Thank goodness it was revived in 1949 in the States by which time public taste had caught up with its avant garde satire and since then the opera has been regularly performed by a opera companies around the world.
The plot defies a short synopsis but in the Opera Australia production suffice it to say, it is a combination of nineteen twenties movie star allusions, the commedia dell’arte and Alice In Wonderland.
There is a cranky witch Fata Morgana played by Antoinette Halloran who looks like Gloria Swanson, and a clown Truffaldino played by Kanen Breen, whose warm bass added extra comedy to his zany character. There are characters dressed as cards and harlequins like those encountered by Alice, a princess with a rats head, and dancing cacti.
The multi hued set design by George Tsypin combined with the crisp direction of Francesca Zambello facilitates the speed and ever nonsensical absurdist passage of the piece to its happy ever after conclusion.

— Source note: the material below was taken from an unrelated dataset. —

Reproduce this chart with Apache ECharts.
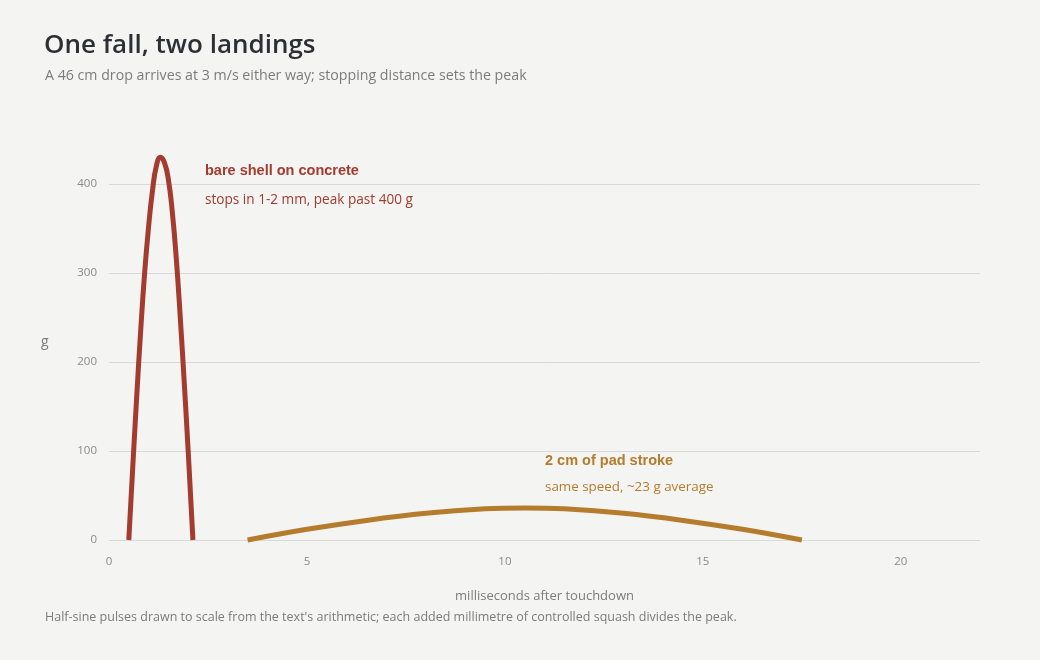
<!DOCTYPE html>
<html><head><meta charset="utf-8">
<script src="https://cdn.jsdelivr.net/npm/echarts@6/dist/echarts.min.js"></script>
<style>html,body{margin:0;padding:0;background:#f4f4f2;}#c{width:1040px;height:660px;}</style>
</head><body><div id="c"></div>
<script>
// milliseconds after touchdown, g
const concreteT = [0.5, 0.6, 0.7, 0.8, 0.9, 1.0, 1.1, 1.2, 1.3, 1.4, 1.5, 1.6, 1.7, 1.8, 1.9, 2.0, 2.12];
const concreteG = [0, 82, 161, 235, 300, 352, 393, 421, 430, 424, 405, 368, 316, 250, 177, 100, 0];
const padT = [3.5, 5, 6.5, 8, 9.5, 10.5, 11.5, 13, 14.5, 16, 17.5];
const padG = [0, 12, 22, 30, 35, 36, 35, 30, 22, 12, 0];
const xTicks = [0, 5, 10, 15, 20];
const yTicks = [0, 100, 200, 300, 400];

const RED = '#a33b2f', ORANGE = '#b67c2d';
const FONT = '"Open Sans", "Noto Sans", sans-serif';
const chart = echarts.init(document.getElementById('c'));
chart.setOption({
  backgroundColor: '#f4f4f2',
  animation: false,
  title: [
    {text: 'One fall, two landings', left: 44, top: 33, padding: 0,
     textStyle: {fontFamily: FONT, fontSize: 26, fontWeight: 600, color: '#2e2f36'}},
    {text: 'A 46 cm drop arrives at 3 m/s either way; stopping distance sets the peak', left: 45, top: 69, padding: 0,
     textStyle: {fontFamily: FONT, fontSize: 14.2, fontWeight: 'normal', color: '#7c7c7c'}},
    {text: "Half-sine pulses drawn to scale from the text's arithmetic; each added millimetre of controlled squash divides the peak.",
     left: 45, top: 611, padding: 0, textStyle: {fontFamily: FONT, fontSize: 12.5, fontWeight: 'normal', color: '#7c7c7c'}}
  ],
  grid: {left: 109, right: 60, top: 184, bottom: 120},
  xAxis: {
    type: 'value', min: 0, max: 22, interval: 5,
    name: 'milliseconds after touchdown', nameLocation: 'middle', nameGap: 50,
    nameTextStyle: {fontFamily: FONT, fontSize: 13, color: '#7c7c7c'},
    axisLine: {show: false}, axisTick: {show: false}, splitLine: {show: false},
    axisLabel: {showMaxLabel: false, fontFamily: FONT, fontSize: 11.5, color: '#8a8a8a', margin: 16,
      formatter: v => xTicks.includes(v) ? String(v) : ''}
  },
  yAxis: {
    type: 'value', min: 0, max: 400, interval: 100,
    axisLine: {show: false}, axisTick: {show: false},
    splitLine: {lineStyle: {color: '#d9d9d7', width: 1}},
    axisLabel: {fontFamily: FONT, fontSize: 11.5, color: '#8a8a8a', margin: 12,
      formatter: v => yTicks.includes(v) ? String(v) : ''}
  },
  series: [
    {type: 'line', name: 'bare shell on concrete', data: concreteT.map((t, i) => [t, concreteG[i]]),
     smooth: 0.5, showSymbol: false, clip: false, lineStyle: {color: RED, width: 5}},
    {type: 'line', name: '2 cm of pad stroke', data: padT.map((t, i) => [t, padG[i]]),
     smooth: 0.4, showSymbol: false, clip: false, lineStyle: {color: ORANGE, width: 5}}
  ],
  graphic: [
    {type: 'text', left: 41, top: 335, style: {text: 'g', fill: '#7c7c7c', font: '14px ' + FONT}},
    {type: 'text', left: 205, top: 163, style: {text: 'bare shell on concrete', fill: RED,
      font: 'bold 14.5px "Liberation Sans", Arial, sans-serif'}},
    {type: 'text', left: 205, top: 193, style: {text: 'stops in 1-2 mm, peak past 400 g', fill: RED,
      font: '13.6px ' + FONT}},
    {type: 'text', left: 545, top: 453, style: {text: '2 cm of pad stroke', fill: ORANGE,
      font: 'bold 14.5px "Liberation Sans", Arial, sans-serif'}},
    {type: 'text', left: 545, top: 481, style: {text: 'same speed, ~23 g average', fill: ORANGE,
      font: '13.4px ' + FONT}}
  ]
});
</script></body></html>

Zambello’s set and the costumes by Tanya Noginova are a riot of colour and the singers sometimes perform from impossibly awkward positions without any diminution of volume and quality.
The farce is overseen by a Lord Of The Rings type eye or perhaps it is a reference to the eye in Luis Bunuel’s and Salvador Dali’s UN CHIEN ANDALOU.
Rosario La Spina as the hypochondriacal and obsessive Prince is unexpectedly comedic (due to his casting in more solemn operas) and brings a warmth to his character with his lovely tenor voice.
Julie Lea Goodwin’s sweet soprano complements her character beautifully as the heroine Princess Ninetta.
I mentioned Kanen Breen’s extraordinary clown performance, but really all the Company must be congratulated on the excellence of their acting abilities which ranged from an S and M dominatrix through to a humongous fat cook.
Like last years’ A Turk In Italy and this years’ Barber of Saville, both by Rossini, this superb production is a comic triumph.
Running time is 2 hours 15 minutes including one twenty minute interval.
Prokofiev’s FOR LOVE OF ORANGE is playing the Joan Sutherland theatre, Sydney Opera House until July 9.